-------- Stored data
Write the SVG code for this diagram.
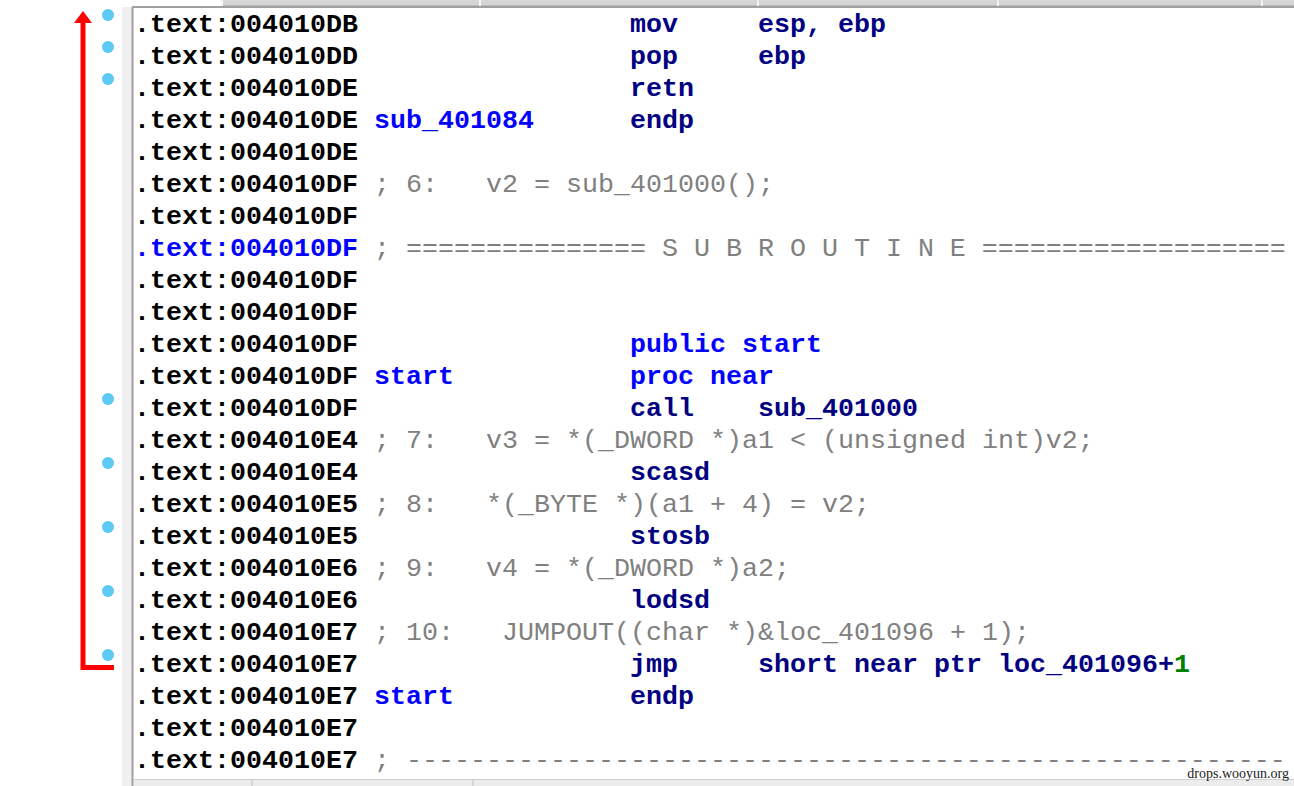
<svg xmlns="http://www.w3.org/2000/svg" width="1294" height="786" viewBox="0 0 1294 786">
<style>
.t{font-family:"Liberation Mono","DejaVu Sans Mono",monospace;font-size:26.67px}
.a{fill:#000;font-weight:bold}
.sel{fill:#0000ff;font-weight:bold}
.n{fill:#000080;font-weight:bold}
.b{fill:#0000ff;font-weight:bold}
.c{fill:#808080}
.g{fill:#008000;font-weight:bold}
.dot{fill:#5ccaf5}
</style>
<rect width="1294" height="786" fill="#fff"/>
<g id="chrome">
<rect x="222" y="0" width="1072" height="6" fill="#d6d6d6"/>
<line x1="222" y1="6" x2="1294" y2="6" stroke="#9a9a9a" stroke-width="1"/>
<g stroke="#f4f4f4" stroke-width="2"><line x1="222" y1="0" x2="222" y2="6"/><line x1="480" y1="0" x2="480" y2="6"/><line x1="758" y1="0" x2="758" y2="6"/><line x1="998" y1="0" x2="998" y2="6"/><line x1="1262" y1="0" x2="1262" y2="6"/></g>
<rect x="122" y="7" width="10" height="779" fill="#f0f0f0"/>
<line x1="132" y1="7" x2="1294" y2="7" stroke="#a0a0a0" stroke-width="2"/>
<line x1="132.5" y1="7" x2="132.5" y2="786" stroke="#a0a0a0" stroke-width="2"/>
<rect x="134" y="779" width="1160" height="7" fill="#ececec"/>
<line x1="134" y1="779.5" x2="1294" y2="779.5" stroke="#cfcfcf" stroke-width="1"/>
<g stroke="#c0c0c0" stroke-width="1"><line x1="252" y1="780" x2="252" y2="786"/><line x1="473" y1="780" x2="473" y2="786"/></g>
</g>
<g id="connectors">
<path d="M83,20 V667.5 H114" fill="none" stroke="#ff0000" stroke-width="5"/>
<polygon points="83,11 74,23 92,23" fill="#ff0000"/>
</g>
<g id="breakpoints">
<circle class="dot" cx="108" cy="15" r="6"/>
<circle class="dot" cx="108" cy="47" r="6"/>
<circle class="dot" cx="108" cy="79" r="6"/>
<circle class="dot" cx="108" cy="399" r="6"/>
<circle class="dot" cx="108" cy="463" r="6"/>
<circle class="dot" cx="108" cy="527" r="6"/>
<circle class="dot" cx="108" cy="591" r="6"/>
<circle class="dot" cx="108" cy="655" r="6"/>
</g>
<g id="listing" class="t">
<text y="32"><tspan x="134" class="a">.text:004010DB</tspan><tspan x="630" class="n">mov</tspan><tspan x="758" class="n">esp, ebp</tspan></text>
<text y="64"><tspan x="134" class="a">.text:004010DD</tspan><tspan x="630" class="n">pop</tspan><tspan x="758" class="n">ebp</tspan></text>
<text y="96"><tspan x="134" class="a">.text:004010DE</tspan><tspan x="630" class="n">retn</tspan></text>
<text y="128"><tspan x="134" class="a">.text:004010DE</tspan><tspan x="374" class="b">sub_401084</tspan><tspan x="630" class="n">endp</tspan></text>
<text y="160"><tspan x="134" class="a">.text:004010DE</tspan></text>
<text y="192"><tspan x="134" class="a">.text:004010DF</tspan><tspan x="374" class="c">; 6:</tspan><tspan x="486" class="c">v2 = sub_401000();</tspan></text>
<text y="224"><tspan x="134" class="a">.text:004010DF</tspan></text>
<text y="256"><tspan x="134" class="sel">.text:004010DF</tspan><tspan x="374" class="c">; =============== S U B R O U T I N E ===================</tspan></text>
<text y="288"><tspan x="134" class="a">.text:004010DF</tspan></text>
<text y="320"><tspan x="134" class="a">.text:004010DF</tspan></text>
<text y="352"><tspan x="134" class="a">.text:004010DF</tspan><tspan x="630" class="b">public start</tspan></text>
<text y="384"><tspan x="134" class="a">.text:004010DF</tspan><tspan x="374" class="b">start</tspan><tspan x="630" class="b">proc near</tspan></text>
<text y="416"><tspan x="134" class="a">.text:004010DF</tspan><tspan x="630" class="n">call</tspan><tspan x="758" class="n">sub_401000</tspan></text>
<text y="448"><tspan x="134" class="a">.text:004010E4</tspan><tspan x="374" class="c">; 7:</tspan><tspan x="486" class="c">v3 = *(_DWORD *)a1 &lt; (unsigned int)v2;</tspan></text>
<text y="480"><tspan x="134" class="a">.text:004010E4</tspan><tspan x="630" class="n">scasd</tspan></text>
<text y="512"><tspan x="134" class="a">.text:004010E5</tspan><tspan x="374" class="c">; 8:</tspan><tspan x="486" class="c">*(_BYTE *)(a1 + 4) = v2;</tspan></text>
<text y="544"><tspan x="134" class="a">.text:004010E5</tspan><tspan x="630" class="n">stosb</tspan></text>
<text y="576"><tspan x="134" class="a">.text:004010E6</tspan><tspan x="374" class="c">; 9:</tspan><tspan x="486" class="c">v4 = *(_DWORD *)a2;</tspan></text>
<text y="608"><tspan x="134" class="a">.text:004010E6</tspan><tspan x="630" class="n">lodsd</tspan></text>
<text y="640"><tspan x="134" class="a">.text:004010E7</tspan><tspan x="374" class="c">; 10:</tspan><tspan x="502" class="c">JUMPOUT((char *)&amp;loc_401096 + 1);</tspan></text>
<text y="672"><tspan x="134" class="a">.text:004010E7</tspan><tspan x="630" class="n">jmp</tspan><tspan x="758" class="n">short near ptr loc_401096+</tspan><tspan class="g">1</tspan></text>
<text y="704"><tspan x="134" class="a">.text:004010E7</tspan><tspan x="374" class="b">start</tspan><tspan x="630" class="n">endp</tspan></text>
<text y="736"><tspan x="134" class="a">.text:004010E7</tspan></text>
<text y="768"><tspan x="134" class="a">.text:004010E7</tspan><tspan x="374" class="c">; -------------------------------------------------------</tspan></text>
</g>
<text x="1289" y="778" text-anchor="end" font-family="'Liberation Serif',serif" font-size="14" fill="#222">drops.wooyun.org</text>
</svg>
----------------
Give the data above again in full and unchanged, skipping the pictures.

● **Response to the task**:
Write the SVG code for this diagram.
<svg xmlns="http://www.w3.org/2000/svg" width="1294" height="786" viewBox="0 0 1294 786">
<style>
.t{font-family:"Liberation Mono","DejaVu Sans Mono",monospace;font-size:26.67px}
.a{fill:#000;font-weight:bold}
.sel{fill:#0000ff;font-weight:bold}
.n{fill:#000080;font-weight:bold}
.b{fill:#0000ff;font-weight:bold}
.c{fill:#808080}
.g{fill:#008000;font-weight:bold}
.dot{fill:#5ccaf5}
</style>
<rect width="1294" height="786" fill="#fff"/>
<g id="chrome">
<rect x="222" y="0" width="1072" height="6" fill="#d6d6d6"/>
<line x1="222" y1="6" x2="1294" y2="6" stroke="#9a9a9a" stroke-width="1"/>
<g stroke="#f4f4f4" stroke-width="2"><line x1="222" y1="0" x2="222" y2="6"/><line x1="480" y1="0" x2="480" y2="6"/><line x1="758" y1="0" x2="758" y2="6"/><line x1="998" y1="0" x2="998" y2="6"/><line x1="1262" y1="0" x2="1262" y2="6"/></g>
<rect x="122" y="7" width="10" height="779" fill="#f0f0f0"/>
<line x1="132" y1="7" x2="1294" y2="7" stroke="#a0a0a0" stroke-width="2"/>
<line x1="132.5" y1="7" x2="132.5" y2="786" stroke="#a0a0a0" stroke-width="2"/>
<rect x="134" y="779" width="1160" height="7" fill="#ececec"/>
<line x1="134" y1="779.5" x2="1294" y2="779.5" stroke="#cfcfcf" stroke-width="1"/>
<g stroke="#c0c0c0" stroke-width="1"><line x1="252" y1="780" x2="252" y2="786"/><line x1="473" y1="780" x2="473" y2="786"/></g>
</g>
<g id="connectors">
<path d="M83,20 V667.5 H114" fill="none" stroke="#ff0000" stroke-width="5"/>
<polygon points="83,11 74,23 92,23" fill="#ff0000"/>
</g>
<g id="breakpoints">
<circle class="dot" cx="108" cy="15" r="6"/>
<circle class="dot" cx="108" cy="47" r="6"/>
<circle class="dot" cx="108" cy="79" r="6"/>
<circle class="dot" cx="108" cy="399" r="6"/>
<circle class="dot" cx="108" cy="463" r="6"/>
<circle class="dot" cx="108" cy="527" r="6"/>
<circle class="dot" cx="108" cy="591" r="6"/>
<circle class="dot" cx="108" cy="655" r="6"/>
</g>
<g id="listing" class="t">
<text y="32"><tspan x="134" class="a">.text:004010DB</tspan><tspan x="630" class="n">mov</tspan><tspan x="758" class="n">esp, ebp</tspan></text>
<text y="64"><tspan x="134" class="a">.text:004010DD</tspan><tspan x="630" class="n">pop</tspan><tspan x="758" class="n">ebp</tspan></text>
<text y="96"><tspan x="134" class="a">.text:004010DE</tspan><tspan x="630" class="n">retn</tspan></text>
<text y="128"><tspan x="134" class="a">.text:004010DE</tspan><tspan x="374" class="b">sub_401084</tspan><tspan x="630" class="n">endp</tspan></text>
<text y="160"><tspan x="134" class="a">.text:004010DE</tspan></text>
<text y="192"><tspan x="134" class="a">.text:004010DF</tspan><tspan x="374" class="c">; 6:</tspan><tspan x="486" class="c">v2 = sub_401000();</tspan></text>
<text y="224"><tspan x="134" class="a">.text:004010DF</tspan></text>
<text y="256"><tspan x="134" class="sel">.text:004010DF</tspan><tspan x="374" class="c">; =============== S U B R O U T I N E ===================</tspan></text>
<text y="288"><tspan x="134" class="a">.text:004010DF</tspan></text>
<text y="320"><tspan x="134" class="a">.text:004010DF</tspan></text>
<text y="352"><tspan x="134" class="a">.text:004010DF</tspan><tspan x="630" class="b">public start</tspan></text>
<text y="384"><tspan x="134" class="a">.text:004010DF</tspan><tspan x="374" class="b">start</tspan><tspan x="630" class="b">proc near</tspan></text>
<text y="416"><tspan x="134" class="a">.text:004010DF</tspan><tspan x="630" class="n">call</tspan><tspan x="758" class="n">sub_401000</tspan></text>
<text y="448"><tspan x="134" class="a">.text:004010E4</tspan><tspan x="374" class="c">; 7:</tspan><tspan x="486" class="c">v3 = *(_DWORD *)a1 &lt; (unsigned int)v2;</tspan></text>
<text y="480"><tspan x="134" class="a">.text:004010E4</tspan><tspan x="630" class="n">scasd</tspan></text>
<text y="512"><tspan x="134" class="a">.text:004010E5</tspan><tspan x="374" class="c">; 8:</tspan><tspan x="486" class="c">*(_BYTE *)(a1 + 4) = v2;</tspan></text>
<text y="544"><tspan x="134" class="a">.text:004010E5</tspan><tspan x="630" class="n">stosb</tspan></text>
<text y="576"><tspan x="134" class="a">.text:004010E6</tspan><tspan x="374" class="c">; 9:</tspan><tspan x="486" class="c">v4 = *(_DWORD *)a2;</tspan></text>
<text y="608"><tspan x="134" class="a">.text:004010E6</tspan><tspan x="630" class="n">lodsd</tspan></text>
<text y="640"><tspan x="134" class="a">.text:004010E7</tspan><tspan x="374" class="c">; 10:</tspan><tspan x="502" class="c">JUMPOUT((char *)&amp;loc_401096 + 1);</tspan></text>
<text y="672"><tspan x="134" class="a">.text:004010E7</tspan><tspan x="630" class="n">jmp</tspan><tspan x="758" class="n">short near ptr loc_401096+</tspan><tspan class="g">1</tspan></text>
<text y="704"><tspan x="134" class="a">.text:004010E7</tspan><tspan x="374" class="b">start</tspan><tspan x="630" class="n">endp</tspan></text>
<text y="736"><tspan x="134" class="a">.text:004010E7</tspan></text>
<text y="768"><tspan x="134" class="a">.text:004010E7</tspan><tspan x="374" class="c">; -------------------------------------------------------</tspan></text>
</g>
<text x="1289" y="778" text-anchor="end" font-family="'Liberation Serif',serif" font-size="14" fill="#222">drops.wooyun.org</text>
</svg>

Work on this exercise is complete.